### PROBLEM REQUIREMENTS
Extract each line of the records below that contains the word "this".

Dataset records

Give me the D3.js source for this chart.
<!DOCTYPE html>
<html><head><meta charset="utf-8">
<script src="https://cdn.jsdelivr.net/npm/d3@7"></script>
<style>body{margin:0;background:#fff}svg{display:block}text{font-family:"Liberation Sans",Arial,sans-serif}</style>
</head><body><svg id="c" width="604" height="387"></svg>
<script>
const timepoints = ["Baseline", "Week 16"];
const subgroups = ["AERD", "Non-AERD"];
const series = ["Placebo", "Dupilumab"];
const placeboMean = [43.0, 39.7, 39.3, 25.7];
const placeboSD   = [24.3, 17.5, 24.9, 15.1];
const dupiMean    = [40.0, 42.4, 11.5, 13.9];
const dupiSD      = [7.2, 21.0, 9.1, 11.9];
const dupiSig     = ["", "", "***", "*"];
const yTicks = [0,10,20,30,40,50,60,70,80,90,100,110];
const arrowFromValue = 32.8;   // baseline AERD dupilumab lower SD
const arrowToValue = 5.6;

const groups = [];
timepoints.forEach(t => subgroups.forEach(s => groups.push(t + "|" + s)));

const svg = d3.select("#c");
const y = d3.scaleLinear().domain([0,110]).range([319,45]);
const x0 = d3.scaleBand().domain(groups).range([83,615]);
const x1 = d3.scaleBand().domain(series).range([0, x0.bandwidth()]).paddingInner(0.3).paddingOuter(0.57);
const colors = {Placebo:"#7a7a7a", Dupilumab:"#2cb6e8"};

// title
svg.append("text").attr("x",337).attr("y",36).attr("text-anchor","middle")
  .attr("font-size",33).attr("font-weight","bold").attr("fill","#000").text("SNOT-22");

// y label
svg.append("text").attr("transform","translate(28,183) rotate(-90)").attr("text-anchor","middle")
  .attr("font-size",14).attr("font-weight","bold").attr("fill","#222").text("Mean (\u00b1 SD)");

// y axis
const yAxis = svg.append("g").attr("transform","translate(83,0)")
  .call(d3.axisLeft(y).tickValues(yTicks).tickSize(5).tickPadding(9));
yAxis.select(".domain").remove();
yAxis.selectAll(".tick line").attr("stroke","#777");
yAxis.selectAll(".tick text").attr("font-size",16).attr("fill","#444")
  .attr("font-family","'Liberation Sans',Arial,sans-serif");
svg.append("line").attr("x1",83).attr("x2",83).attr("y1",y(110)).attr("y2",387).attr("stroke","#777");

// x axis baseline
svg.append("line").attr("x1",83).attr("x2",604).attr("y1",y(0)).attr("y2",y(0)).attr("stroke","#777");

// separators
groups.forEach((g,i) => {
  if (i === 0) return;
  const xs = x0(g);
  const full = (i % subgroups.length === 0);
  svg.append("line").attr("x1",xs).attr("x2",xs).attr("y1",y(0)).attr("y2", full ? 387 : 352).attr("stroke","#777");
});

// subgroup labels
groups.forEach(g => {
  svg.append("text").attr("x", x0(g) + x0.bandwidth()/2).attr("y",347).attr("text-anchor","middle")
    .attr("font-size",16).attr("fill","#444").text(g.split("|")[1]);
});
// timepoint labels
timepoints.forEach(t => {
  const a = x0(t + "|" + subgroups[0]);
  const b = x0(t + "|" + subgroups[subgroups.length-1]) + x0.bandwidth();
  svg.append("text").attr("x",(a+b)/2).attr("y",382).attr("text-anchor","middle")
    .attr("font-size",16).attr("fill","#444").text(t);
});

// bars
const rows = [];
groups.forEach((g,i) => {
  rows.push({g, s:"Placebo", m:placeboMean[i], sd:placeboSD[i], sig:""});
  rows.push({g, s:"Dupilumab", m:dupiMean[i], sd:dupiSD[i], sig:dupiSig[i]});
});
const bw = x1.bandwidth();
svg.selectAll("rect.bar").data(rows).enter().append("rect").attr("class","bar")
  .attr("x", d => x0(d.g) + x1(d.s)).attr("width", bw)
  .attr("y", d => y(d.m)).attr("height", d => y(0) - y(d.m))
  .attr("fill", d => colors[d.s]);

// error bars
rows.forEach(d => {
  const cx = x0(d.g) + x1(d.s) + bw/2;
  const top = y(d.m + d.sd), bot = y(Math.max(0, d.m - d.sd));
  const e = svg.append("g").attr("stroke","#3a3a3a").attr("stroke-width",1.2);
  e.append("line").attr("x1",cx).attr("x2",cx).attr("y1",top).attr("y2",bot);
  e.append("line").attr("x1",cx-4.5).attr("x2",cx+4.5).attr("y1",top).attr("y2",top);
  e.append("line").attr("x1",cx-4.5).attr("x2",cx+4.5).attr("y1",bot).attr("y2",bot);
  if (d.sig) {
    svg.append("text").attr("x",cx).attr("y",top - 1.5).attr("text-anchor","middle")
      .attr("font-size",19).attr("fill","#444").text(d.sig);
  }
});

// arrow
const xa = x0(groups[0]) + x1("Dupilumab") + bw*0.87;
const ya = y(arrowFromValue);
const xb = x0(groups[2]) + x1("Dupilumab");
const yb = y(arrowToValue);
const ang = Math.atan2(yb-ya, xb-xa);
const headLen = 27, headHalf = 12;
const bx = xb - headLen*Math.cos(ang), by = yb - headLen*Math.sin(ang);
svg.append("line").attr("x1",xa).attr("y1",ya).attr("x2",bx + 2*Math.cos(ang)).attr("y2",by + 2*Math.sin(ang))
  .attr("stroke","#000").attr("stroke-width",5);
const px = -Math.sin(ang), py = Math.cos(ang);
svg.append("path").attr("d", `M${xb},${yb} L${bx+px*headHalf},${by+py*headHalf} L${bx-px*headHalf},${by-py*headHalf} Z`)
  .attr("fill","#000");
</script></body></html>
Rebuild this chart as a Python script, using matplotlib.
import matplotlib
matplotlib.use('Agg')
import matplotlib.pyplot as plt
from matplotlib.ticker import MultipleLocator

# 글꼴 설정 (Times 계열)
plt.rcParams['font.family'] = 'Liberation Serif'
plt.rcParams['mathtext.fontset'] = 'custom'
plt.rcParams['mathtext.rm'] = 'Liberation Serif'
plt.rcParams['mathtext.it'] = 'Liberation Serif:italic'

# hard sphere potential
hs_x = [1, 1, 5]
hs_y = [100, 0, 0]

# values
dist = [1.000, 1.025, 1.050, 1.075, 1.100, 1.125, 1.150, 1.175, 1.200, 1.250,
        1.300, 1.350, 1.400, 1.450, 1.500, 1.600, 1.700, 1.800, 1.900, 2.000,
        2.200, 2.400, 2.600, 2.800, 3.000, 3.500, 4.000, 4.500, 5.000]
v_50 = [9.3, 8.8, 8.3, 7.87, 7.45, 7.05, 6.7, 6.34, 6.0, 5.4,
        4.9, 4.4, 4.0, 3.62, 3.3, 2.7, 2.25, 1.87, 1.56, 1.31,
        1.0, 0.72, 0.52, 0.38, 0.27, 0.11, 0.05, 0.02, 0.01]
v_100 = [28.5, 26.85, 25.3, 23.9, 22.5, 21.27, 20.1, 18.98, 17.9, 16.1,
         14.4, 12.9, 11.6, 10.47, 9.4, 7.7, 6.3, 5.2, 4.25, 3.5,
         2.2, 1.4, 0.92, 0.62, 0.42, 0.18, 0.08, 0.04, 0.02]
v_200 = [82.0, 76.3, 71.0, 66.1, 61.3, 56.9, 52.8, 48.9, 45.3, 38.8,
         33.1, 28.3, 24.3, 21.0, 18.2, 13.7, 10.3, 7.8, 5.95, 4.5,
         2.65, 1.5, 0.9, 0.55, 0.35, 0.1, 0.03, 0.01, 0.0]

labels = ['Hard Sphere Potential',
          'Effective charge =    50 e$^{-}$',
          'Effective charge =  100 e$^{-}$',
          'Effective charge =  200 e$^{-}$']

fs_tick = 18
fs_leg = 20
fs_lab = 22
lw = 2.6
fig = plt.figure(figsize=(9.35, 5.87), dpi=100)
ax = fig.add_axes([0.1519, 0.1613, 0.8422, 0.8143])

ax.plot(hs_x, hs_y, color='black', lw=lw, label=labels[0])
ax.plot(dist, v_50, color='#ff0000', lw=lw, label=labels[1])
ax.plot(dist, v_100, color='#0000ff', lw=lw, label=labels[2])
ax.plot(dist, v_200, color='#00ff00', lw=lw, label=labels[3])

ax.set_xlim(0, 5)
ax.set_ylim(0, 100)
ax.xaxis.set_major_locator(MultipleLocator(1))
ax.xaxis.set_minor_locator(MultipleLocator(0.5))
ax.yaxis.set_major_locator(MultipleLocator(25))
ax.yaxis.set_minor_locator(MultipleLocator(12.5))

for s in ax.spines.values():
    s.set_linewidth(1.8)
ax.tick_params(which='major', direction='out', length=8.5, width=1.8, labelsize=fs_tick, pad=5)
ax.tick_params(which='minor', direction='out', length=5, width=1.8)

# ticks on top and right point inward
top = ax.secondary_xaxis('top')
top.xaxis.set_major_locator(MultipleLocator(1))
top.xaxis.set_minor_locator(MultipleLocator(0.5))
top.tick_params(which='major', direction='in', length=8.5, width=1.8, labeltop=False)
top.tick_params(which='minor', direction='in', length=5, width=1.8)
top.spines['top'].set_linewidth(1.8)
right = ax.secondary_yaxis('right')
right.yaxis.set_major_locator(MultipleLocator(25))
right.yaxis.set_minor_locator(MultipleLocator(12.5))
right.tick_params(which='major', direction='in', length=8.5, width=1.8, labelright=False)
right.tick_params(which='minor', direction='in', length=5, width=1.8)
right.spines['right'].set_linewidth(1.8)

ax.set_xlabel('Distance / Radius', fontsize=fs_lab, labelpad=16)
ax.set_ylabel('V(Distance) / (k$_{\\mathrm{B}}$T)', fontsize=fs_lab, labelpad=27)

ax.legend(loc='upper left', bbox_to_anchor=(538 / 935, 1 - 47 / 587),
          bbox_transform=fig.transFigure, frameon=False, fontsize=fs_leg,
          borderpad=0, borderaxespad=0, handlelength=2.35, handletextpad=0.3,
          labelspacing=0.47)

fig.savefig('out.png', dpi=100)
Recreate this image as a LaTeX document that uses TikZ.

### OUTPUT
Give me the D3.js source for this chart.
Rebuild this chart as a Python script, using matplotlib.
Recreate this image as a LaTeX document that uses TikZ.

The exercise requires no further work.